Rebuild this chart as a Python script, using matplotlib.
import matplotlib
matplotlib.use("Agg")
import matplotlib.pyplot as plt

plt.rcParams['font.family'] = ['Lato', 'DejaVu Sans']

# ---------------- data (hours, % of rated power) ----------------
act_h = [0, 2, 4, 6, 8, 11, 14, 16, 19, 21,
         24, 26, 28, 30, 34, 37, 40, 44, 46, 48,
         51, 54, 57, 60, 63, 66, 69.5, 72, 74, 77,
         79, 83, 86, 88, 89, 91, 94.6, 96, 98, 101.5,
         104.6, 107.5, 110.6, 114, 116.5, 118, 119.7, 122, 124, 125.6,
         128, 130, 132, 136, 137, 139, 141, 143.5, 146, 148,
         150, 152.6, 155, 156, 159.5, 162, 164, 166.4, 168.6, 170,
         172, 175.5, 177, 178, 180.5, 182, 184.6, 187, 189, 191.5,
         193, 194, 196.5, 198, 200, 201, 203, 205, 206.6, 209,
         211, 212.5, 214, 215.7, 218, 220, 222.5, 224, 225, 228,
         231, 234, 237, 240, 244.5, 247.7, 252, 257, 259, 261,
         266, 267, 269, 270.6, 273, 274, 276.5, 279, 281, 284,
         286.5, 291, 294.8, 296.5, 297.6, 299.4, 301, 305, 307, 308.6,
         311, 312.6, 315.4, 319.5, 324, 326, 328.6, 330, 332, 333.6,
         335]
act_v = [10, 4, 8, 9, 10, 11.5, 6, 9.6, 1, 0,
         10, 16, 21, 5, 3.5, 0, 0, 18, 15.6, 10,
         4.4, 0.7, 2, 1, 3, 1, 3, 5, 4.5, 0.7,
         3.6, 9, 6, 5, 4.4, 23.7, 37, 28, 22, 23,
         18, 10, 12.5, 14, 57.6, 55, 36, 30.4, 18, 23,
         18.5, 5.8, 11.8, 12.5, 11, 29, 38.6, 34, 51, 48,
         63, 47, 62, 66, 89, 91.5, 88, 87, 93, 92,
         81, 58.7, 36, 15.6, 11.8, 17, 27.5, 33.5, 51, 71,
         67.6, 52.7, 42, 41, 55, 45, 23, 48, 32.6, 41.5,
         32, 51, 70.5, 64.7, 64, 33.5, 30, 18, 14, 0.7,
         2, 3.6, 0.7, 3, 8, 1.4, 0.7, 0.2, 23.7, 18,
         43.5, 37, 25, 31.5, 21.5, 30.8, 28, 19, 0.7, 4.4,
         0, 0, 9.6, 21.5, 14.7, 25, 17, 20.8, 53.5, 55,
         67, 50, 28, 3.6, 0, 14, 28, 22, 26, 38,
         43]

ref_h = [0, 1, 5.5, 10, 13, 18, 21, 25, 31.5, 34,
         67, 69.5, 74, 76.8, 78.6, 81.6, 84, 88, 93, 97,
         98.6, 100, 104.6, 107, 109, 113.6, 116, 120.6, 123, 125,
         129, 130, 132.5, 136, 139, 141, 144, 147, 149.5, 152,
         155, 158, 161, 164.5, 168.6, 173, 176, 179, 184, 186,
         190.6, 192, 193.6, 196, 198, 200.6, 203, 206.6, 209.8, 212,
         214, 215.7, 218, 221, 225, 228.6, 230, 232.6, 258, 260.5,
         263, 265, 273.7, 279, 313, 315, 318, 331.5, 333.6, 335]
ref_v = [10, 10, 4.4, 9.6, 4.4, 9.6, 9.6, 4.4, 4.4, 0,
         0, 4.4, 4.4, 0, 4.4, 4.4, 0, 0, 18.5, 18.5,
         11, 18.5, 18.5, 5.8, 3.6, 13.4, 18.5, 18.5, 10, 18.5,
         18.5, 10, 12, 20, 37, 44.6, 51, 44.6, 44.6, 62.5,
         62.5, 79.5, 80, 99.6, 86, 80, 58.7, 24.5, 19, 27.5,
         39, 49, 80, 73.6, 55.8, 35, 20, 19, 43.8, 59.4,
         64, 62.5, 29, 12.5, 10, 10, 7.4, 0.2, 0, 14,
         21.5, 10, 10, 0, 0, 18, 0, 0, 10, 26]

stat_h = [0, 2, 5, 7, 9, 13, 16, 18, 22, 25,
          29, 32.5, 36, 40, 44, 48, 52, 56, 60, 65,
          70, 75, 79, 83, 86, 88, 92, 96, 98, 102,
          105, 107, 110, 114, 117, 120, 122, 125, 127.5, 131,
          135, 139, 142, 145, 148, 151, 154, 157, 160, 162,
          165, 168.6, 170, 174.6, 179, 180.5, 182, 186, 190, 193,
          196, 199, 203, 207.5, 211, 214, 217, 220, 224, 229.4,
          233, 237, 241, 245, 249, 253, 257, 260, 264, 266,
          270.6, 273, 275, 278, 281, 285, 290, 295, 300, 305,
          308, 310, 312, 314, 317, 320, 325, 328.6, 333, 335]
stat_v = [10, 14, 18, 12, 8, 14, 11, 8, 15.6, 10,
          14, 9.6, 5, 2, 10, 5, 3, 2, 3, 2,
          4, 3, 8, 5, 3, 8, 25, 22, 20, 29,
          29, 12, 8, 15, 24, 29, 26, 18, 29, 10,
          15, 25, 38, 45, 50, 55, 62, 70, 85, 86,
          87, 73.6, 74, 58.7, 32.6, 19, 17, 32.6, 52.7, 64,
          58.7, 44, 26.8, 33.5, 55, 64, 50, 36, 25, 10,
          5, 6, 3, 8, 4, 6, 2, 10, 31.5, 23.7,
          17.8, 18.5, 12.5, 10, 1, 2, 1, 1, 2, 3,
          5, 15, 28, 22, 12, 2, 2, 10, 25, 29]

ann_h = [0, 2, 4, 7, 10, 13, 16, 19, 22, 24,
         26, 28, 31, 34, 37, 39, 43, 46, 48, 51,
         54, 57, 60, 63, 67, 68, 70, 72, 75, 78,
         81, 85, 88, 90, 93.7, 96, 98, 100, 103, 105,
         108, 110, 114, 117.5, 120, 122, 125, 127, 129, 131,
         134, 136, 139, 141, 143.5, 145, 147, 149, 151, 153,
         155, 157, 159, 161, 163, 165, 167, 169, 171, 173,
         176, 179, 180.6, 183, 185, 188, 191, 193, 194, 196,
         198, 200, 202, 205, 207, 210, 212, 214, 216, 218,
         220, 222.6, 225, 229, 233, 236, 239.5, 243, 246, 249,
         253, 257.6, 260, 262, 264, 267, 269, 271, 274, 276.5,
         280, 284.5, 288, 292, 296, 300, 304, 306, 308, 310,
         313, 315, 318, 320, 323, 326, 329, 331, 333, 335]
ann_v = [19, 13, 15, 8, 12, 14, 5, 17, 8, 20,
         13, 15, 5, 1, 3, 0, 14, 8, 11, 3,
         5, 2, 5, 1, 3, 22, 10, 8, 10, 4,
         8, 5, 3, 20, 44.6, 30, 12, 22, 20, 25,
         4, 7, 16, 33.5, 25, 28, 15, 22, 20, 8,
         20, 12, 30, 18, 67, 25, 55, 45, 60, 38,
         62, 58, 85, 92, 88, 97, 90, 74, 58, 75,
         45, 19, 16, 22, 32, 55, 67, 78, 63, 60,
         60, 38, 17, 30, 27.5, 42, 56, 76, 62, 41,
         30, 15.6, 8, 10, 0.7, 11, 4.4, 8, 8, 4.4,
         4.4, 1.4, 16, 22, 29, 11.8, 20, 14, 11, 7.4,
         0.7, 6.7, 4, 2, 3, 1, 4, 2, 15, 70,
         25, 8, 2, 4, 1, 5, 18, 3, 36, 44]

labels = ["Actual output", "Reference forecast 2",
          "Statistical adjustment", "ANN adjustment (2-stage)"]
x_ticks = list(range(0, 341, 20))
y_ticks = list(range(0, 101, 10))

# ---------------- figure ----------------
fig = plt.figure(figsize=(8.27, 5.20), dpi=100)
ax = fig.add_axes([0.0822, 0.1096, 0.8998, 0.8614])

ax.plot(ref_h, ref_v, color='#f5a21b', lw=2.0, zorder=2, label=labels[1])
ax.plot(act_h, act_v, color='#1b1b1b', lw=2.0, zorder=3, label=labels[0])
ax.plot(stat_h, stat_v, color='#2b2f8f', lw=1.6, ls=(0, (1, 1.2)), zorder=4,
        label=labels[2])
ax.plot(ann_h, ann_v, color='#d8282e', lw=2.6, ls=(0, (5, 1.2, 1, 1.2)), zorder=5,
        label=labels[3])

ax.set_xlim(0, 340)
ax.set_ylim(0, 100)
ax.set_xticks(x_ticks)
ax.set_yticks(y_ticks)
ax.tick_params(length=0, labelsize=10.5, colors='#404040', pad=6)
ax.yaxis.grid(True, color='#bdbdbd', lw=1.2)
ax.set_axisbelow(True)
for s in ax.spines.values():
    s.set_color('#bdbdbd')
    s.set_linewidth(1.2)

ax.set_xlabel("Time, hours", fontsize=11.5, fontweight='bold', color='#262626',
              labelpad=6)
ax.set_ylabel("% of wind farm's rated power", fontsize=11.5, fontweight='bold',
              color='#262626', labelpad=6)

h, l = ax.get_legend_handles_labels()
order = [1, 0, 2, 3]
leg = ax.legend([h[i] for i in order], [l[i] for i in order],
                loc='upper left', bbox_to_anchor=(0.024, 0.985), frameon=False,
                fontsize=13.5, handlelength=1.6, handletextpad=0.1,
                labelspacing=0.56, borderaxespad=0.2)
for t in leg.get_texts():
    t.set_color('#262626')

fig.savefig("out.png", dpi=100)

--------

Task to complete - Starting with the first line of the data above, copy each line exactly until you reach the line with "plt.rcParams['font.family'] = ['Lato', 'DejaVu"; include that line as well.

Answer below -
Rebuild this chart as a Python script, using matplotlib.
import matplotlib
matplotlib.use("Agg")
import matplotlib.pyplot as plt

plt.rcParams['font.family'] = ['Lato', 'DejaVu Sans']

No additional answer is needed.